What can we learn from printed circuit boards?

This is a post that mainly exists because my research has thrown me a curveball and I need to think out loud about what I’m doing.

I research the history of the Mullard Space Science Laboratory, a space lab housed in a Victorian mansion in the middle of nowhere. (Yes, really.) Part of my research involves working with bits of stuff that’s been into space or is supposed to go into space – the technical name for this is “material culture” but really it’s just stuff. In material culture research, you poke the stuff, smell the stuff, gawk at the stuff and also do things like consider where you found the stuff and what that tells you about its significance. This is a big change from the kind of historical research you might do in archives, which is very text-focused (although you can consider old documents as bits of stuff, and that’s very useful too).

I have not been able to do a whole lot of material culture research, because it’s been 2020 and therefore everything has been locked down since March. I was supposed to be working with objects at the Science Museum and…have sort of managed to do that thanks to getting a quick tour round Blythe House (a big building in West London that houses lots of objects from the Science Museum, the British Museum and the Victoria and Albert Museum), taking a lot of photos, and getting a lot of help from my museum supervisor, Doug, who sent over lists and photos of all the space objects. I was also supposed to be working with objects from the Mullard Space Science Laboratory, which in many ways is considerably more challenging – not least because it’s in a much more remote location and because it’s a working space lab, not a museum or archive, so I had a lot of difficulty trying to work out what was actually there without being able to set foot on site.

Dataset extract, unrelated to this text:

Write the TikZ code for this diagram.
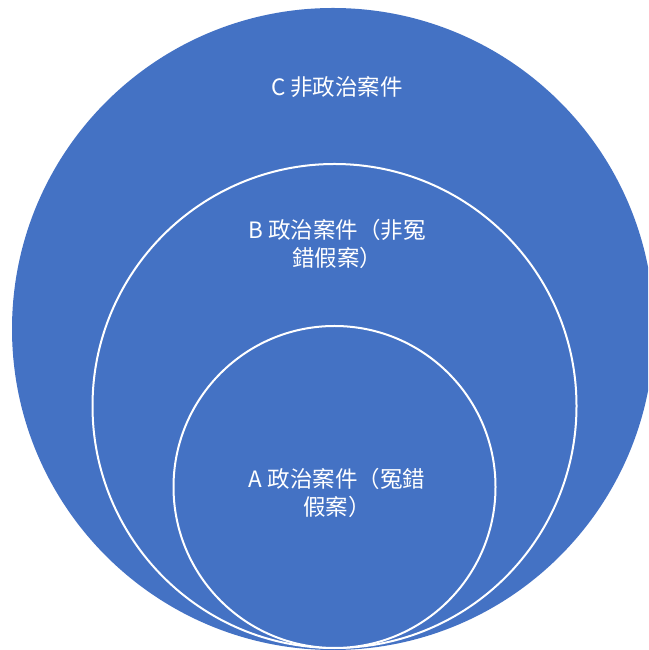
\documentclass[tikz,border=0pt]{standalone}
\usepackage{fontspec}
\newfontfamily\cjk{Noto Sans CJK TC}
\definecolor{setblue}{HTML}{4472C4}

\begin{document}
\begin{tikzpicture}[x=1pt,y=1pt,
    ring/.style={circle,fill=setblue,inner sep=0pt},
    lbl/.style={text=white,align=center,font=\cjk\fontsize{22.5}{28}\selectfont}]
    \useasboundingbox(0,0)rectangle(648,650);
    \clip(0,0)rectangle(648,650);
    \node[ring,minimum size=642pt](C)at(333,321){};
    \node[ring,draw=white,line width=2pt,minimum size=484pt](B)at(334.5,244){};
    \node[ring,draw=white,line width=2pt,minimum size=322pt](A)at(334.5,163){};
    \node[lbl](Ctext)at(337,563){C 非政治案件};
    \node[lbl](Btext)at(337,406){B 政治案件（非冤\\錯假案）};
    \node[lbl](Atext)at(337,157){A 政治案件（冤錯\\假案）};
\end{tikzpicture}
\end{document}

That said, there’s one big positive about rooting through the stuff at MSSL: the lab is actually open! I had to get permission to come in from 3 separate people, including the director, but I got in!

Most of the objects held at MSSL that haven’t yet been documented are printed circuit boards, like the one in the featured image. These live in various cupboards and many of them are still working objects, used to help measure instrument performance and degradation. (The working objects I can’t really look at – poking around at them would probably damage them.) The ones we were able to find date from the 1980s and 1990s onwards, which is some very recent history – but also very precious, because a lot of this stuff isn’t kept. Part of the reason these circuit boards got kept is because they’re subject to the ITAR regime – US legislation regulating the import and export of anything defence-related. Essentially, the US can at any point decide they want to look at these circuit boards.

I did also find some material culture objects that are not circuit boards, like the nose cone from a rocket and a full-size spare of the Optical Monitor telescope on XMM-Newton (which is bigger than I am) – but most of what I have to work with are circuit boards.

That presents challenges because there’s not a whole lot of material culture work done on electronics. Objects tend to be “silent” unless you know what you’re looking at, and technical objects like printed circuit boards tend to be even more silent because of how comparatively specialised they are.

So, what can we even learn from printed circuit boards?

The environment in which they were made. Looking at printed circuit boards and doing elicitation work with the engineers who worked on them (basically, sitting them down with boards or photos and asking them) can tell you a lot about the techniques used (through-plating, hand soldering etc.) and how people shared knowledge and experience to make them, as well as what their physical place in the lab signifies. It might be worth asking PIs about the circuit boards as well.

The materials they were made of. You don’t need physical techniques to do this but it can help. This can also tell you about where the materials were sourced from and about the supply chains and power relations. In addition, it can tell you about the restrictions on materials you can put in space – participants talked about this but material culture can allow you to go into greater detail.

Success, failure and difficulty. One of my favourite objects at MSSL is a printed circuit board from the Swift mission, because parts of it have failed – the epoxy glue is partially broken off. You don’t generally get to see evidence of failure in space science: failed mission proposals generally don’t make it past the stage of textual evidence (or mission proposals get recycled for years on end), failed missions generally don’t get much coverage, public failure is stigmatised and has professional and personal consequences. I have a whole collection of anecdotes about failure that people have told me (after I asked them nosily). Physical evidence of failure is really rare and this is a unique chance to get up close with failure and difficulty.

MSSL’s place in a larger space ecosystem. Although MSSL is physically isolated, it’s been linked in with academia and industry since before its official foundation, with participants telling me about who they worked with and where they got equipment from. The printed circuit boards and their integration into scientific instruments tell you about where components came from and where they went.

The interactions between mass-produced components and bespoke integration. Printed circuit boards themselves are produced on large scales (even if the “bases” used at MSSL are quite expensive). So are the components on them. But working out what the designs should be and how they should be put together require a high level of expertise, and the final printed components are relatively bespoke (only a few instruments might ever be produced). There aren’t many other material culture objects like that, so it’s really interesting to think about.

This is what I think we can learn from them, anyway – I’ve been rolling around ideas in my head since I saw those circuit boards. Hopefully I can make some useful and original research out of those bits of tech.